DATASET CONTENT
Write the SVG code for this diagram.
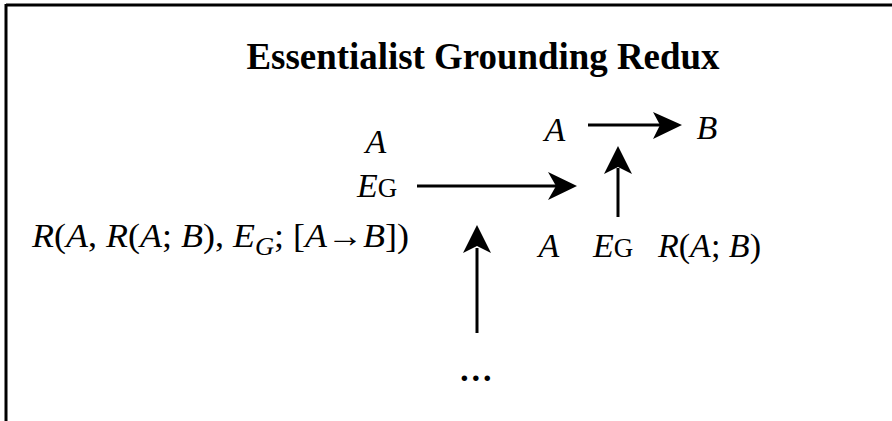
<svg xmlns="http://www.w3.org/2000/svg" width="892" height="421" viewBox="0 0 892 421">
<style>
.m{font-family:"Liberation Serif","Times New Roman",serif;font-size:34px;fill:#000}
.i{font-style:italic}
.sc{font-size:27px;font-style:normal}
.ttl{font-family:"Liberation Serif","Times New Roman",serif;font-size:38px;font-weight:bold;fill:#000}
.ln{stroke:#000;stroke-width:3;fill:none}
.hd{fill:#000}
</style>
<rect width="892" height="421" fill="#fff"/>
<g id="frame">
<line x1="6" y1="5" x2="892" y2="5" stroke="#000" stroke-width="3"/>
<line x1="6" y1="4" x2="6" y2="421" stroke="#000" stroke-width="3"/>
</g>
<g id="title">
<text class="ttl" x="483" y="69" text-anchor="middle" textLength="473" lengthAdjust="spacingAndGlyphs">Essentialist Grounding Redux</text>
</g>
<g id="node-left-A"><text class="m i" x="376" y="153" text-anchor="middle">A</text></g>
<g id="node-left-EG"><text class="m" x="357" y="197"><tspan class="i">E</tspan><tspan class="sc">G</tspan></text></g>
<g id="node-left-R">
<text class="m" x="32" y="247" font-size="35" textLength="377" lengthAdjust="spacingAndGlyphs"><tspan class="i">R</tspan>(<tspan class="i">A</tspan>, <tspan class="i">R</tspan>(<tspan class="i">A</tspan>; <tspan class="i">B</tspan>), <tspan class="i">E</tspan><tspan class="i" font-size="25" dy="8">G</tspan><tspan dy="-8">; [</tspan><tspan class="i">A</tspan>→<tspan class="i">B</tspan>])</text>
</g>
<g id="node-top-A"><text class="m i" x="555" y="141" text-anchor="middle">A</text></g>
<g id="node-top-B"><text class="m i" x="707" y="139" text-anchor="middle">B</text></g>
<g id="node-bottom-A"><text class="m i" x="549" y="257" text-anchor="middle">A</text></g>
<g id="node-bottom-EG"><text class="m" x="593" y="257"><tspan class="i">E</tspan><tspan class="sc">G</tspan></text></g>
<g id="node-bottom-R"><text class="m" x="658" y="257"><tspan class="i">R</tspan>(<tspan class="i">A</tspan>; <tspan class="i">B</tspan>)</text></g>
<g id="node-dots"><text class="m i" x="477" y="381" text-anchor="middle" font-size="28" font-weight="bold">…</text></g>
<g id="connectors">
<line class="ln" x1="417" y1="186" x2="556" y2="186"/>
<path class="hd" d="M577,186 L548,172 L556,186 L548,200 Z"/>
<line class="ln" x1="588" y1="125" x2="660" y2="125"/>
<path class="hd" d="M682,125 L653,112 L660,125 L653,139 Z"/>
<line class="ln" x1="618" y1="217" x2="618" y2="168"/>
<path class="hd" d="M618,146 L604,174 L618,167 L632,174 Z"/>
<line class="ln" x1="477" y1="333" x2="477" y2="248"/>
<path class="hd" d="M477,225 L463,253 L477,246 L491,253 Z"/>
</g>
</svg>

EXERCISE
Leave every image out, and retype the material exactly.

TASK ANSWER
Write the SVG code for this diagram.
<svg xmlns="http://www.w3.org/2000/svg" width="892" height="421" viewBox="0 0 892 421">
<style>
.m{font-family:"Liberation Serif","Times New Roman",serif;font-size:34px;fill:#000}
.i{font-style:italic}
.sc{font-size:27px;font-style:normal}
.ttl{font-family:"Liberation Serif","Times New Roman",serif;font-size:38px;font-weight:bold;fill:#000}
.ln{stroke:#000;stroke-width:3;fill:none}
.hd{fill:#000}
</style>
<rect width="892" height="421" fill="#fff"/>
<g id="frame">
<line x1="6" y1="5" x2="892" y2="5" stroke="#000" stroke-width="3"/>
<line x1="6" y1="4" x2="6" y2="421" stroke="#000" stroke-width="3"/>
</g>
<g id="title">
<text class="ttl" x="483" y="69" text-anchor="middle" textLength="473" lengthAdjust="spacingAndGlyphs">Essentialist Grounding Redux</text>
</g>
<g id="node-left-A"><text class="m i" x="376" y="153" text-anchor="middle">A</text></g>
<g id="node-left-EG"><text class="m" x="357" y="197"><tspan class="i">E</tspan><tspan class="sc">G</tspan></text></g>
<g id="node-left-R">
<text class="m" x="32" y="247" font-size="35" textLength="377" lengthAdjust="spacingAndGlyphs"><tspan class="i">R</tspan>(<tspan class="i">A</tspan>, <tspan class="i">R</tspan>(<tspan class="i">A</tspan>; <tspan class="i">B</tspan>), <tspan class="i">E</tspan><tspan class="i" font-size="25" dy="8">G</tspan><tspan dy="-8">; [</tspan><tspan class="i">A</tspan>→<tspan class="i">B</tspan>])</text>
</g>
<g id="node-top-A"><text class="m i" x="555" y="141" text-anchor="middle">A</text></g>
<g id="node-top-B"><text class="m i" x="707" y="139" text-anchor="middle">B</text></g>
<g id="node-bottom-A"><text class="m i" x="549" y="257" text-anchor="middle">A</text></g>
<g id="node-bottom-EG"><text class="m" x="593" y="257"><tspan class="i">E</tspan><tspan class="sc">G</tspan></text></g>
<g id="node-bottom-R"><text class="m" x="658" y="257"><tspan class="i">R</tspan>(<tspan class="i">A</tspan>; <tspan class="i">B</tspan>)</text></g>
<g id="node-dots"><text class="m i" x="477" y="381" text-anchor="middle" font-size="28" font-weight="bold">…</text></g>
<g id="connectors">
<line class="ln" x1="417" y1="186" x2="556" y2="186"/>
<path class="hd" d="M577,186 L548,172 L556,186 L548,200 Z"/>
<line class="ln" x1="588" y1="125" x2="660" y2="125"/>
<path class="hd" d="M682,125 L653,112 L660,125 L653,139 Z"/>
<line class="ln" x1="618" y1="217" x2="618" y2="168"/>
<path class="hd" d="M618,146 L604,174 L618,167 L632,174 Z"/>
<line class="ln" x1="477" y1="333" x2="477" y2="248"/>
<path class="hd" d="M477,225 L463,253 L477,246 L491,253 Z"/>
</g>
</svg>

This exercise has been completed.